Aim of the exercise: Type out the complete listing below word for word, without its pictures.

━━ Data provided

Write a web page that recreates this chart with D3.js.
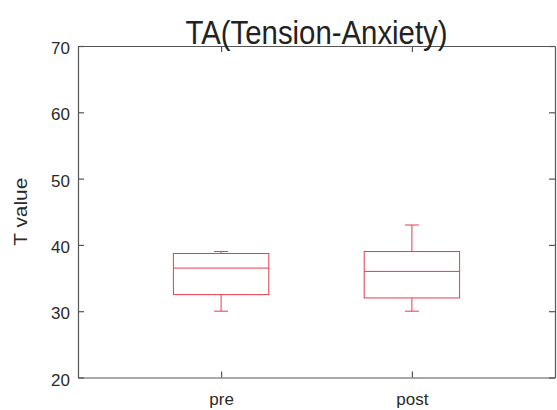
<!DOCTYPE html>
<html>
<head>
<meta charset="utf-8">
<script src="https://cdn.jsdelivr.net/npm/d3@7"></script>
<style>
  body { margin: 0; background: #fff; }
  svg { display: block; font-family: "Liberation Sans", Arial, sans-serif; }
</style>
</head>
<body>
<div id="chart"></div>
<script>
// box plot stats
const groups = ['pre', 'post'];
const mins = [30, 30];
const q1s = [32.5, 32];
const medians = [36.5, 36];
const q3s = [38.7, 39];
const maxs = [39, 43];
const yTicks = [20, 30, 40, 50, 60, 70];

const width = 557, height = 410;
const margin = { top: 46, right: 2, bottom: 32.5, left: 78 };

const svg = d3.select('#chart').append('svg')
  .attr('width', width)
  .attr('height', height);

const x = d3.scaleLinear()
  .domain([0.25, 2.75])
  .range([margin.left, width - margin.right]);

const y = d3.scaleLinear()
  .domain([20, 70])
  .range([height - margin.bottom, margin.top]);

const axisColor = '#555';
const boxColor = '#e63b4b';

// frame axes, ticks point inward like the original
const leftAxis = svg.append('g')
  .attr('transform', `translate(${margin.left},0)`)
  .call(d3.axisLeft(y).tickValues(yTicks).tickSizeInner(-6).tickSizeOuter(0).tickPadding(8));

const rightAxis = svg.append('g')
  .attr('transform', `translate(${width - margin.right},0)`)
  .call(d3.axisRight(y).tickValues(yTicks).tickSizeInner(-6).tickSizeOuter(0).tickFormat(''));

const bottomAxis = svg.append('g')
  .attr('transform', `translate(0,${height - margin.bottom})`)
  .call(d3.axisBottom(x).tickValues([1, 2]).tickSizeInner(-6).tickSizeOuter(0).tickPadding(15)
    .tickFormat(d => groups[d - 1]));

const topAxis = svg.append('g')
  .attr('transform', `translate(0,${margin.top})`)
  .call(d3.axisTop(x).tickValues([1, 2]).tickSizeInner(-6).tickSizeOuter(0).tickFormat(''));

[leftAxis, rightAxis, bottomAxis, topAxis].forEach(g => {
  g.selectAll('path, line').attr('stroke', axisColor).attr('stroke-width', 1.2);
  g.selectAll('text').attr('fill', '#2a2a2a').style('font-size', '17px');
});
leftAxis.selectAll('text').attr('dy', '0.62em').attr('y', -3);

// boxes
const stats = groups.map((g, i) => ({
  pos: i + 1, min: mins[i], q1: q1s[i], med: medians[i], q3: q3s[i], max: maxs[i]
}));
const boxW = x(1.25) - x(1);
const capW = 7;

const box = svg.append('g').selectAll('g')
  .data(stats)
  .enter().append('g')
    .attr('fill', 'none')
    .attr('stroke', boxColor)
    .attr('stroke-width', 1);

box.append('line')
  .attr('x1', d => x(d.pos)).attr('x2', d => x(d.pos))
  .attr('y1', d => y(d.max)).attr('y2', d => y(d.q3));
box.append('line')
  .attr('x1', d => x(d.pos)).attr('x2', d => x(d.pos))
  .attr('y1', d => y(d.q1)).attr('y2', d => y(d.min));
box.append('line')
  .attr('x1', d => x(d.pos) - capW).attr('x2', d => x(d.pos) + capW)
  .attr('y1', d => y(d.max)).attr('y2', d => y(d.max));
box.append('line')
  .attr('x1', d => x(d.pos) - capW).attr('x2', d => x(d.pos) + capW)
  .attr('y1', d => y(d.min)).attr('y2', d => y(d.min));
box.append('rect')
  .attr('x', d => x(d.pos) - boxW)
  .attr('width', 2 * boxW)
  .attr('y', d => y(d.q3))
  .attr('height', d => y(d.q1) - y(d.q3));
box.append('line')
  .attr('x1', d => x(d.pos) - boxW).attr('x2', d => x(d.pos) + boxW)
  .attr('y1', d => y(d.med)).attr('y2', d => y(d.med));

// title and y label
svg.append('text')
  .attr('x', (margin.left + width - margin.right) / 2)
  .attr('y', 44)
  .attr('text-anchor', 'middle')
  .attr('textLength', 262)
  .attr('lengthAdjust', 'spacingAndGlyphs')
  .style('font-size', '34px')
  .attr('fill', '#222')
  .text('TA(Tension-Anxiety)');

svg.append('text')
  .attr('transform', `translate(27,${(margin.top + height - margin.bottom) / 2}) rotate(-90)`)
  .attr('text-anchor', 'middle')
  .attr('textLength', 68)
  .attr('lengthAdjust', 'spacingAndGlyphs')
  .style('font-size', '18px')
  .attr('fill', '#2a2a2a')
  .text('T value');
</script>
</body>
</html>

━━━━

Response to this exercise:
Write a web page that recreates this chart with D3.js.
<!DOCTYPE html>
<html>
<head>
<meta charset="utf-8">
<script src="https://cdn.jsdelivr.net/npm/d3@7"></script>
<style>
  body { margin: 0; background: #fff; }
  svg { display: block; font-family: "Liberation Sans", Arial, sans-serif; }
</style>
</head>
<body>
<div id="chart"></div>
<script>
// box plot stats
const groups = ['pre', 'post'];
const mins = [30, 30];
const q1s = [32.5, 32];
const medians = [36.5, 36];
const q3s = [38.7, 39];
const maxs = [39, 43];
const yTicks = [20, 30, 40, 50, 60, 70];

const width = 557, height = 410;
const margin = { top: 46, right: 2, bottom: 32.5, left: 78 };

const svg = d3.select('#chart').append('svg')
  .attr('width', width)
  .attr('height', height);

const x = d3.scaleLinear()
  .domain([0.25, 2.75])
  .range([margin.left, width - margin.right]);

const y = d3.scaleLinear()
  .domain([20, 70])
  .range([height - margin.bottom, margin.top]);

const axisColor = '#555';
const boxColor = '#e63b4b';

// frame axes, ticks point inward like the original
const leftAxis = svg.append('g')
  .attr('transform', `translate(${margin.left},0)`)
  .call(d3.axisLeft(y).tickValues(yTicks).tickSizeInner(-6).tickSizeOuter(0).tickPadding(8));

const rightAxis = svg.append('g')
  .attr('transform', `translate(${width - margin.right},0)`)
  .call(d3.axisRight(y).tickValues(yTicks).tickSizeInner(-6).tickSizeOuter(0).tickFormat(''));

const bottomAxis = svg.append('g')
  .attr('transform', `translate(0,${height - margin.bottom})`)
  .call(d3.axisBottom(x).tickValues([1, 2]).tickSizeInner(-6).tickSizeOuter(0).tickPadding(15)
    .tickFormat(d => groups[d - 1]));

const topAxis = svg.append('g')
  .attr('transform', `translate(0,${margin.top})`)
  .call(d3.axisTop(x).tickValues([1, 2]).tickSizeInner(-6).tickSizeOuter(0).tickFormat(''));

[leftAxis, rightAxis, bottomAxis, topAxis].forEach(g => {
  g.selectAll('path, line').attr('stroke', axisColor).attr('stroke-width', 1.2);
  g.selectAll('text').attr('fill', '#2a2a2a').style('font-size', '17px');
});
leftAxis.selectAll('text').attr('dy', '0.62em').attr('y', -3);

// boxes
const stats = groups.map((g, i) => ({
  pos: i + 1, min: mins[i], q1: q1s[i], med: medians[i], q3: q3s[i], max: maxs[i]
}));
const boxW = x(1.25) - x(1);
const capW = 7;

const box = svg.append('g').selectAll('g')
  .data(stats)
  .enter().append('g')
    .attr('fill', 'none')
    .attr('stroke', boxColor)
    .attr('stroke-width', 1);

box.append('line')
  .attr('x1', d => x(d.pos)).attr('x2', d => x(d.pos))
  .attr('y1', d => y(d.max)).attr('y2', d => y(d.q3));
box.append('line')
  .attr('x1', d => x(d.pos)).attr('x2', d => x(d.pos))
  .attr('y1', d => y(d.q1)).attr('y2', d => y(d.min));
box.append('line')
  .attr('x1', d => x(d.pos) - capW).attr('x2', d => x(d.pos) + capW)
  .attr('y1', d => y(d.max)).attr('y2', d => y(d.max));
box.append('line')
  .attr('x1', d => x(d.pos) - capW).attr('x2', d => x(d.pos) + capW)
  .attr('y1', d => y(d.min)).attr('y2', d => y(d.min));
box.append('rect')
  .attr('x', d => x(d.pos) - boxW)
  .attr('width', 2 * boxW)
  .attr('y', d => y(d.q3))
  .attr('height', d => y(d.q1) - y(d.q3));
box.append('line')
  .attr('x1', d => x(d.pos) - boxW).attr('x2', d => x(d.pos) + boxW)
  .attr('y1', d => y(d.med)).attr('y2', d => y(d.med));

// title and y label
svg.append('text')
  .attr('x', (margin.left + width - margin.right) / 2)
  .attr('y', 44)
  .attr('text-anchor', 'middle')
  .attr('textLength', 262)
  .attr('lengthAdjust', 'spacingAndGlyphs')
  .style('font-size', '34px')
  .attr('fill', '#222')
  .text('TA(Tension-Anxiety)');

svg.append('text')
  .attr('transform', `translate(27,${(margin.top + height - margin.bottom) / 2}) rotate(-90)`)
  .attr('text-anchor', 'middle')
  .attr('textLength', 68)
  .attr('lengthAdjust', 'spacingAndGlyphs')
  .style('font-size', '18px')
  .attr('fill', '#2a2a2a')
  .text('T value');
</script>
</body>
</html>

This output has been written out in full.